As a leader, getting the right people to do the right job comes down to properly assigning roles and responsibilities. Know the true value of your personnel and utilise it accordingly.
3 – Stagnation
Invariably, mid-tier companies grow to a certain size and then run out of steam. Then follows a period where they flatline or even start to decline.
In most cases, this is attributable to either a lack of strategy or the management team has reached its limit in terms of business acumen.
The natural response is to seek outside assistance, but this doesn’t always help. There is an abundance of business books and consultants pitched at the SME market, but the emphasis is typically on smaller firms.
With most consultants coming from an entrepreneurial background, only a handful possess the experience of working at board level in a multi-million-pound enterprise. Few are familiar with the hard-nosed reality of running a commercial business.
4 – Shopkeeper mentality
During a period of stagnancy or decline, some leaders revert to what’s known as a ‘shopkeeper mentality’ or ‘prod method’. In an effort to change their current state, they roll out special promotions or incremental products/service lines, which have not been fully evaluated.

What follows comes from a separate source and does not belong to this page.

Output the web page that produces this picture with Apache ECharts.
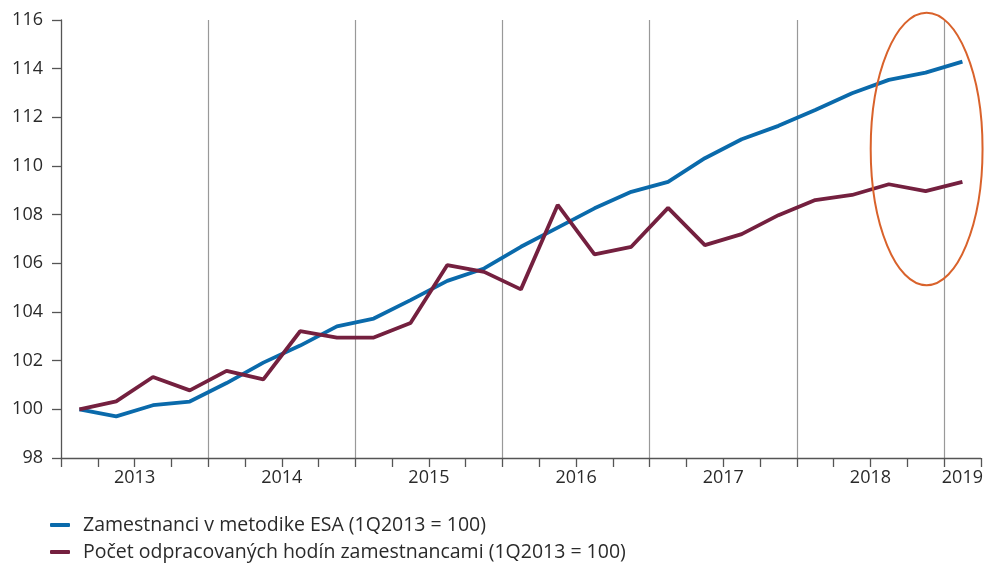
<!DOCTYPE html>
<html>
<head>
<meta charset="utf-8">
<script src="https://cdn.jsdelivr.net/npm/echarts@6/dist/echarts.min.js"></script>
<style>
html,body{margin:0;padding:0;background:#fff;}
#chart{width:986px;height:565px;}
</style>
</head>
<body>
<div id="chart"></div>
<script>
// Quarters 1Q2013 .. 1Q2019
const quarters = [
  '1Q2013','2Q2013','3Q2013','4Q2013',
  '1Q2014','2Q2014','3Q2014','4Q2014',
  '1Q2015','2Q2015','3Q2015','4Q2015',
  '1Q2016','2Q2016','3Q2016','4Q2016',
  '1Q2017','2Q2017','3Q2017','4Q2017',
  '1Q2018','2Q2018','3Q2018','4Q2018',
  '1Q2019'
];
const yearLabels = ['2013','2014','2015','2016','2017','2018','2019'];

const employeesESA = [
  100.0, 99.71, 100.17, 100.32,
  101.08, 101.92, 102.62, 103.41,
  103.73, 104.49, 105.28, 105.79,
  106.68, 107.47, 108.26, 108.94,
  109.35, 110.32, 111.1, 111.65,
  112.3, 112.99, 113.54, 113.84,
  114.29
];
const hoursWorked = [
  100.0, 100.33, 101.33, 100.78,
  101.58, 101.23, 103.21, 102.95,
  102.95, 103.55, 105.93, 105.65,
  104.93, 108.40, 106.37, 106.68,
  108.28, 106.75, 107.2, 107.98,
  108.6, 108.81, 109.25, 108.97,
  109.35
];
const seriesNames = [
  'Zamestnanci v metodike ESA (1Q2013 = 100)',
  'Počet odpracovaných hodín zamestnancami (1Q2013 = 100)'
];

// Half-quarter positions for year labels (centered in each year's span)
const halfSlots = [];
for (let j = 0; j <= quarters.length * 2; j++) halfSlots.push('');
yearLabels.forEach((y, k) => {
  const startQ = k * 4;
  const nQ = Math.min(4, quarters.length - startQ);
  halfSlots[startQ * 2 + nQ] = y;
});

const FONT = 'Open Sans';
const TXT = '#2a2a2a';
const chart = echarts.init(document.getElementById('chart'));
const option = {
  animation: false,
  backgroundColor: '#ffffff',
  textStyle: { fontFamily: FONT },
  grid: { left: 61, right: 3, top: 20, bottom: 107 },
  legend: {
    orient: 'vertical',
    left: 50,
    top: 515,
    padding: 0,
    height: 50,
    itemWidth: 20,
    itemHeight: 4,
    itemGap: 7,
    icon: 'roundRect',
    textStyle: { fontFamily: FONT, fontSize: 19.5, color: TXT, lineHeight: 20, padding: [0,0,0,8] },
    data: seriesNames
  },
  xAxis: [
    {
      type: 'category',
      data: quarters,
      boundaryGap: true,
      axisLine: { lineStyle: { color: '#555', width: 1.3 } },
      axisTick: { show: true, interval: 0, length: 9, lineStyle: { color: '#555', width: 1.3 } },
      axisLabel: { show: false },
      splitLine: { show: false }
    },
    {
      type: 'category',
      data: halfSlots,
      boundaryGap: false,
      position: 'bottom',
      axisLine: { show: false },
      axisTick: { show: false },
      splitLine: {
        show: true,
        interval: function (idx) { return idx > 0 && idx % 8 === 0; },
        lineStyle: { color: '#999', width: 1.2 }
      },
      axisLabel: { show: true, interval: 0, fontSize: 18, color: TXT, fontFamily: FONT, margin: 11 }
    }
  ],
  yAxis: {
    type: 'value',
    min: 98,
    max: 116,
    interval: 2,
    axisLine: { show: true, lineStyle: { color: '#555', width: 1.3 } },
    axisTick: { show: true, length: 9, lineStyle: { color: '#555', width: 1.3 } },
    axisLabel: { fontSize: 18, color: TXT, fontFamily: FONT, margin: 18 },
    splitLine: { show: false }
  },
  series: [
    {
      name: seriesNames[0],
      type: 'line',
      xAxisIndex: 0,
      data: employeesESA,
      symbol: 'none',
      lineStyle: { color: '#0a6aab', width: 3.8 },
      itemStyle: { color: '#0a6aab' },
      z: 3
    },
    {
      name: seriesNames[1],
      type: 'line',
      xAxisIndex: 0,
      data: hoursWorked,
      symbol: 'none',
      lineStyle: { color: '#74203f', width: 3.8 },
      itemStyle: { color: '#74203f' },
      z: 4
    }
  ]
};
chart.setOption(option);

// Highlight ellipse around the last quarters (annotation)
const c = chart.convertToPixel({ xAxisIndex: 0, yAxisIndex: 0 }, [23, 110.7]);
const a = chart.convertToPixel({ xAxisIndex: 0, yAxisIndex: 0 }, [22, 116.3]);
const rx = (c[0] - a[0]) * 1.52;
const ry = (c[1] - a[1]);
chart.setOption({
  graphic: [{
    type: 'ellipse',
    shape: { cx: c[0] + 1, cy: c[1], rx: rx, ry: ry },
    style: { fill: 'none', stroke: '#d9622b', lineWidth: 2 },
    z: 10
  }]
});
</script>
</body>
</html>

It’s akin to a shopkeeper offering promotions on products where footfall or sales have declined: they try different things (i.e. the ‘prod method’), but they rarely result in long-term enhancements or sustainable growth.
This is because quick fixes are only part of the puzzle. A company owner first needs to understand how the market and wider economic environment are impacting their business, and then design a strategy around this.
5 – Bored, bored, bored
Shareholder fatigue typically sets in after the company has flatlined for a period of time, and the owner or CEO has lost the enthusiasm needed to drive continued growth.
This is the point at which bringing in an outsider becomes highly worthwhile – a good consultant can help leaders work through the impasse and towards a new strategic direction, or will work with them to build value in preparation for a sale.
6 – People, People, People
Succession planning and personal development is a fundamental issue in mid-tier businesses. Very few companies I meet have any form of succession strategy, and virtually none have put formal personal development plans in place for their staff.
The most successful growing companies understand the value of investing in their people and the importance of business continuity after a key member of personnel leaves.
The key to success is having a human resources strategy that’s proactive rather than reactive. Providing a strong level of support will, in turn, allow you to set high expectations for your people.
7 – The three Ws: What, Who and Why buy from you
This may seem fundamental to many directors, but a lot of business leaders have difficulty articulating their proposition and their elevator pitch.
Most companies know they are selling X to a particular target market, but they don’t always understand the ‘why’ behind their business.
When I ask the question “Why do people buy from you?” it is often met with “We look after our customers and provide great customer service”. The problem here is that everyone else is saying exactly the same thing.
Being able to identify your core competencies then articulating and promoting them against your competition is critical for achieving competitive advantage. So too is knowing your target market – and what they want – inside out.
8 – Cultural to commercial
Growing companies often struggle with the transition to becoming a bigger company. The problem is often cultural: smaller mid-tier leaders have a habit of being too nice; they lack the ruthless, commercial streak found in larger firms.
This can prove costly. For example, I see business owners putting up with poor performance for far too long because of the legacy of their people. A familiar excuse is “I can’t get rid of him, he’s been with the company from the start.”
It’s a dog eat dog world and there’s no room for passengers. The most successful organisations treat their people extremely well, but they demand a high level of performance in return. Procrastination over making inevitable personnel changes will be someone else’s gain.
9 – Excuses, excuses
We all learn to make excuses from an early age: “The dog ate my homework, Sir”, “My pen ran out, Miss”.
In the commercial world, the excuses generally tend to have a cyclical or economic bent. “Revenue is down because it’s Christmas” is a familiar one. Or “It’s summer, of course people aren’t spending.” The list goes on.
The better people in business avoid the standard excuses by coming up with solutions to prevent future challenges from occurring. Justifying under-performance becomes a vicious cycle, and there’s simply no excuse for it.
10 – People, Process and Technology
There has been plenty of talk in the press about Britain’s businesses being inefficient because they are poor at investing in technology.
The three cornerstones of any business should be People, Process and Technology – in roughly equal measure.
Yet, through my involvement in business process re-engineering, I commonly see companies where the balance is heavily skewed towards investment in personnel rather than technology.
This is rarely the most effective way for a business to solve its growth issues. The rule of thumb should be: before employing a person to do a task, check to see whether technology can perform the same function more efficiently.
In the digital age, leaders should always be thinking about how they can invest in technology to provide a superior customer experience and improve operational efficiency.